Да, но почему только семь страниц? В повести их около полусотни: Николай с его приставаниями к Маше, Полина с ее приставаниями к Николаю… Ну, может, немного лучше, не так в лоб, как у Маши с Синевым, но, в сущности, тоже не блеск. Не Лев Толстой, не Кнут Гамсун, не Ричард Олдингтон, не Эрих Ремарк, не Эрнест Хемингуэй. Мне эти страницы нужны, нетребовательному читателю — тоже, а литературе они зачем? «Бить так бить!» — говорил один танковый генерал. «Резать так резать», — скажу я. Итак, решено! Все любовные сцены — побоку. Драма остальных человеческих чувств — но без любви. И хорошо бы подобрать название пооригинальней: «Повесть без любви». Нет, не пойдет: суть вовсе не в этом. Просто нельзя никого назначать виновным, каким бы оправданным ни выглядело это назначение, если не разгадана тайна, которая привела к трагедии. Не судья, а исследователь, мыслитель — вот такое заглавие было бы точнее, но и оно, естественно, не годится.

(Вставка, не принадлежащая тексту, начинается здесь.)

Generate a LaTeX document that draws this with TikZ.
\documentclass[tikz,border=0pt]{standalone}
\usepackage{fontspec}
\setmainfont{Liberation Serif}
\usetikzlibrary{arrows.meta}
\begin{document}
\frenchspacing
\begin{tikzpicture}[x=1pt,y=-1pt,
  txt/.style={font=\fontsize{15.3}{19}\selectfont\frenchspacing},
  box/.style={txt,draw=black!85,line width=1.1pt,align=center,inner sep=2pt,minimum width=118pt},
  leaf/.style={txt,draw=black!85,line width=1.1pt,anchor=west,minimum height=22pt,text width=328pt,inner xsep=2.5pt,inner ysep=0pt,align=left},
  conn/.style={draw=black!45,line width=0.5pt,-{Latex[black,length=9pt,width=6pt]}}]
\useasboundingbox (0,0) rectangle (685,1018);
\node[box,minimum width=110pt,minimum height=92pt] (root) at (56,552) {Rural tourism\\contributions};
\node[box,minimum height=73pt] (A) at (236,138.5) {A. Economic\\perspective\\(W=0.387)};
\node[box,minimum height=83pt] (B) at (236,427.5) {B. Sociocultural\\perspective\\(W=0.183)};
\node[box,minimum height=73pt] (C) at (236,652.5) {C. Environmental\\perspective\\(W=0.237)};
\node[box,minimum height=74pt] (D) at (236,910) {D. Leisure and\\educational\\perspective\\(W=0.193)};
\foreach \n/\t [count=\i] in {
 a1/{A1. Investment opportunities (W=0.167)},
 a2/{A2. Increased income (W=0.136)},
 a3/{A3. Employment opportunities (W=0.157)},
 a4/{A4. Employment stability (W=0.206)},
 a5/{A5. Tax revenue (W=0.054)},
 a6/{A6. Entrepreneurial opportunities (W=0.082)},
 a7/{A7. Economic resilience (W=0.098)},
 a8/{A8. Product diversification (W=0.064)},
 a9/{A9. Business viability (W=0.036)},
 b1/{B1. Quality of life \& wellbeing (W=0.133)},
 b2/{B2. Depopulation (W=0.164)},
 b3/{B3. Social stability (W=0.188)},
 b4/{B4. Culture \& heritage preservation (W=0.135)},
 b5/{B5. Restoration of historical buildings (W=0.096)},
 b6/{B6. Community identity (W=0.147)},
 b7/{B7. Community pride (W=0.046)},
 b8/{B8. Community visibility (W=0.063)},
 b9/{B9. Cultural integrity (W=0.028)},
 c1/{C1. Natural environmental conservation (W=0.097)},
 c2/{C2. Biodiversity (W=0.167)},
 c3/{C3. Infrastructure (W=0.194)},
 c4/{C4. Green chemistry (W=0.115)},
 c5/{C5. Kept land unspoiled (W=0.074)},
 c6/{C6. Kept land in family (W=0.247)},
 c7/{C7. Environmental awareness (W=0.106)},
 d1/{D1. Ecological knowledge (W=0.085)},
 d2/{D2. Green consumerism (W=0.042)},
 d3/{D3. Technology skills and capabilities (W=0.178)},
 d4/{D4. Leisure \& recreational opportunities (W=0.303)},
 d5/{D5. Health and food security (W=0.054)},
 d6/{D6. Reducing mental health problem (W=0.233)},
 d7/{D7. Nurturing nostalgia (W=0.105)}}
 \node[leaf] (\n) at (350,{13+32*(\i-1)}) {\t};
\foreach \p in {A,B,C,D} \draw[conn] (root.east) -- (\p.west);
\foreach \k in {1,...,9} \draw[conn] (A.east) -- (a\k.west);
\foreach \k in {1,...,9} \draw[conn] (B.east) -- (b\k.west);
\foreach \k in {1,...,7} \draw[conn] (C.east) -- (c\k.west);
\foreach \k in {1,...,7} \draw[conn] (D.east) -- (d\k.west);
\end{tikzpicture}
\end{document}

Всю ночь я перечеркивал рукопись, выбрасывал целые страницы, связывал разрозненные кусочки новой нумерацией, короткими соединительными фразами, а потом, довольный, спал до обеда.
Караганова встретила меня тревожным взглядом. Я молча положил перед ней исчерканную рукопись.

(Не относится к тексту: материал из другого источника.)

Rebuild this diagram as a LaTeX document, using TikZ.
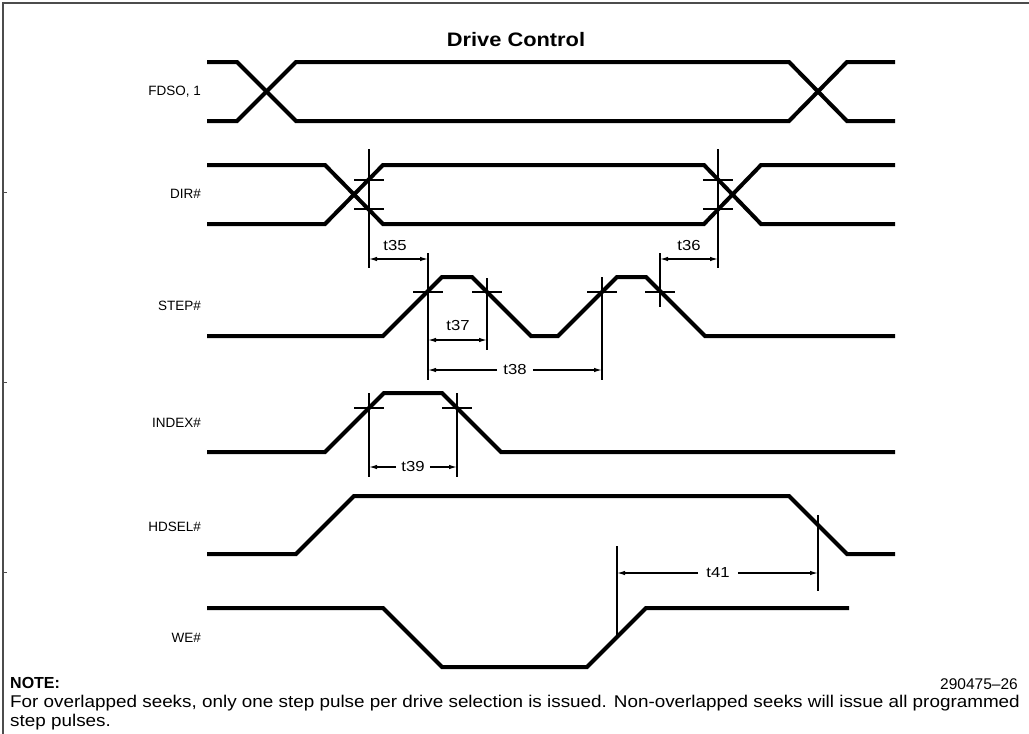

— Внесли изменения? — спросила она.
— Кое-какие, — сказал я как можно равнодушней.
— А эти семь страниц? Оставили их? — Она с надеждой посмотрела на меня.

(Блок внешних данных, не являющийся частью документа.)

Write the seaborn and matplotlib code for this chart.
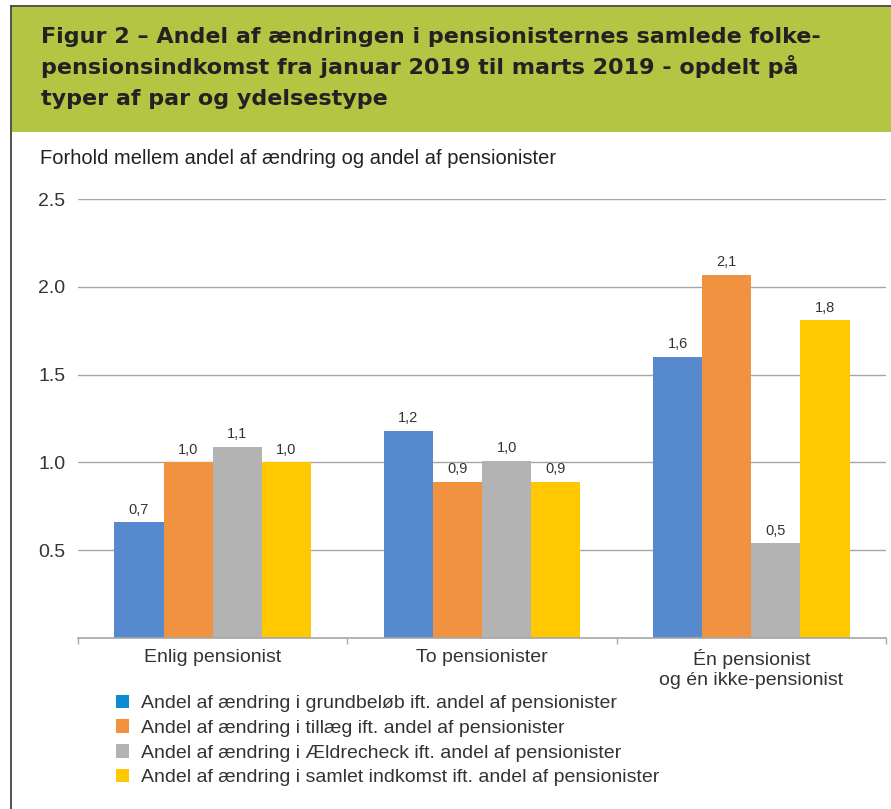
import pandas as pd
import matplotlib.pyplot as plt
import seaborn as sns
from matplotlib.patches import Rectangle, Patch
from matplotlib.lines import Line2D
from matplotlib.ticker import FixedLocator

sns.set_theme(style='white')
plt.rcParams['font.family'] = ['Liberation Sans', 'DejaVu Sans']

# =====================================================
# DATA
# =====================================================
categories = ['Enlig pensionist', 'To pensionister', 'Én pensionist\nog én ikke-pensionist']
series = [
    'Andel af ændring i grundbeløb ift. andel af pensionister',
    'Andel af ændring i tillæg ift. andel af pensionister',
    'Andel af ændring i Ældrecheck ift. andel af pensionister',
    'Andel af ændring i samlet indkomst ift. andel af pensionister',
]
grundbeloeb = [0.66, 1.18, 1.60]
tillaeg = [1.00, 0.89, 2.07]
aeldrecheck = [1.09, 1.01, 0.54]
samlet = [1.00, 0.89, 1.81]
y_ticks = [0.5, 1.0, 1.5, 2.0, 2.5]

bar_colors = ['#5689ce', '#f19241', '#b3b3b3', '#ffc800']
legend_colors = ['#0a8bd2', '#f19241', '#b3b3b3', '#ffc800']

title_lines = ['Figur 2 – Andel af ændringen i pensionisternes samlede folke-',
               'pensionsindkomst fra januar 2019 til marts 2019 - opdelt på',
               'typer af par og ydelsestype']
subtitle = 'Forhold mellem andel af ændring og andel af pensionister'

df = pd.DataFrame({
    'kategori': categories * 4,
    'serie': [s for s in series for _ in categories],
    'værdi': grundbeloeb + tillaeg + aeldrecheck + samlet,
})

# =====================================================
# FIGURE
# =====================================================
fig = plt.figure(figsize=(8.91, 8.09), dpi=100)
W, H = 891, 809

# green title band + frame lines
fig.add_artist(Rectangle((12 / W, 1 - 132 / H), 1 - 12 / W, 125 / H,
                         transform=fig.transFigure, facecolor='#b4c544', edgecolor='none'))
fig.add_artist(Line2D([11 / W, 11 / W], [0, 1 - 6 / H], transform=fig.transFigure,
                      color='#333333', lw=1.2))
fig.add_artist(Line2D([11 / W, 1], [1 - 6 / H, 1 - 6 / H], transform=fig.transFigure,
                      color='#333333', lw=1.2))

for line, base in zip(title_lines, [43, 74, 105]):
    fig.text(41 / W, 1 - base / H, line, ha='left', va='baseline', fontsize=16,
             fontweight='bold', color='#222222', family=['DejaVu Sans'])
fig.text(40 / W, 1 - 158 / H, subtitle, ha='left', va='center', fontsize=14.5, color='#222222')

ax = fig.add_axes([78 / W, 1 - 638 / H, 808 / W, 439 / H])

sns.barplot(data=df, x='kategori', y='værdi', hue='serie', palette=bar_colors,
            width=0.73, gap=0, legend=False, ax=ax, saturation=1, edgecolor='none', linewidth=0)

for cont in ax.containers:
    ax.bar_label(cont, labels=[f"{b.get_height():.1f}".replace('.', ',') for b in cont],
                 padding=4, fontsize=10.5, color='#333333')

ax.set_ylim(0, 2.5)
ax.set_xlim(-0.5, 2.5)
ax.set_yticks(y_ticks)
ax.set_yticklabels([f"{t:.1f}" for t in y_ticks], fontsize=14, color='#333333')
ax.yaxis.grid(True, color='#a6a6a6', lw=1)
ax.set_axisbelow(True)
ax.set_xlabel('')
ax.set_ylabel('')
ax.set_xticks(range(len(categories)))
ax.set_xticklabels(categories, fontsize=14, color='#333333', linespacing=1.2)
ax.xaxis.set_minor_locator(FixedLocator([-0.5, 0.5, 1.5, 2.5]))
ax.tick_params(axis='x', which='major', length=0, pad=8)
ax.tick_params(axis='x', which='minor', length=4, color='#a6a6a6', bottom=True)
ax.tick_params(axis='y', length=0, pad=9)
for s in ['top', 'right', 'left']:
    ax.spines[s].set_visible(False)
ax.spines['bottom'].set_color('#a6a6a6')
ax.spines['bottom'].set_linewidth(1.2)

handles = [Patch(facecolor=c, edgecolor='none') for c in legend_colors]
fig.legend(handles, series, loc='upper left', bbox_to_anchor=(108 / W, 1 - 687 / H),
           frameon=False, fontsize=14, handlelength=0.7, handleheight=0.7,
           handletextpad=0.6, labelspacing=0.36, borderaxespad=0, labelcolor='#333333')

fig.savefig('out.png', dpi=100, facecolor='white')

— Разве дело в семи страницах, Любовь Григорьевна? Уверяю вас, они не хуже остальных любовных сцен повести. И не лучше, конечно.
Она на глазах мрачнела.
— Значит, ничего не сделали?
— Почему же ничего? Просто считаю, что освобождение от одной любовной сцены мало что даст. — И с торжеством объявил: — Вычеркнул все! Повесть похудела примерно на шестьдесят страниц.
Она схватила рукопись, крикнула: «К Твардовскому!» и умчалась из комнаты. Я пошел за ней. У Твардовского сидела Нора Адамян. Караганова, опередив меня, ворвалась в кабинет и радостно закричала:
— Вышло! Все вышло, Александр Трифонович!
Он вышел из-за стола.
— Те семь страниц, Любовь Григорьевна?
— Все любовные сцены. Шестьдесят страниц!
Я удивленно смотрел на них. Твардовский вдруг обнял меня и засмеялся.
— Удивляетесь? Сейчас все объясню. Мы проделали с вами психологический эксперимент — и он блестяще удался. Молодец Любовь Григорьевна: она точно рассчитала, как нужно на вас воздействовать.
Он говорил, она дополняла радостными репликами. Эксперимент был прост и безошибочен. Караганова, оказывается, пришла к выводу, что чем сильней она и сам Твардовский давят на меня, тем упорней я сопротивляюсь. Все дело в моем недавнем прошлом, решила она. Мной, заключенным, всегда командовали, я был вынужден исполнять любые приказания начальства, комендантов, конвоиров. Во мне постепенно развился комплекс ненависти к любому диктату. И даже добрые советы я невольно воспринимаю как все то же ненавистное насилие. Дело идет к тому, что я заберу рукопись, не желая подчиняться приказам. Надо, чтобы я почувствовал, что принуждения нет — есть доброжелательные рекомендации. Единственный способ — официально принять рукопись, чтобы избавить меня от давления, а потом на успокоенного, на обрадованного еще разок воздействовать уже не обязательным — товарищеским советом.
— Отличный план, не правда ли? — смеялся Твардовский. — Как хорошо вас поняла Любовь Григорьевна. Я сначала засомневался, но она меня убедила. Все точно по ее росписи!
— А если бы по росписи не получилось? — спросил я. — Если бы я все-таки не вычеркнул спорные страницы?
Твардовский выразительно пожал плечами.
— Риск, конечно, был. Могли и проиграть. Что же, примирились бы.
— В смысле — не напечатали бы, Александр Трифонович?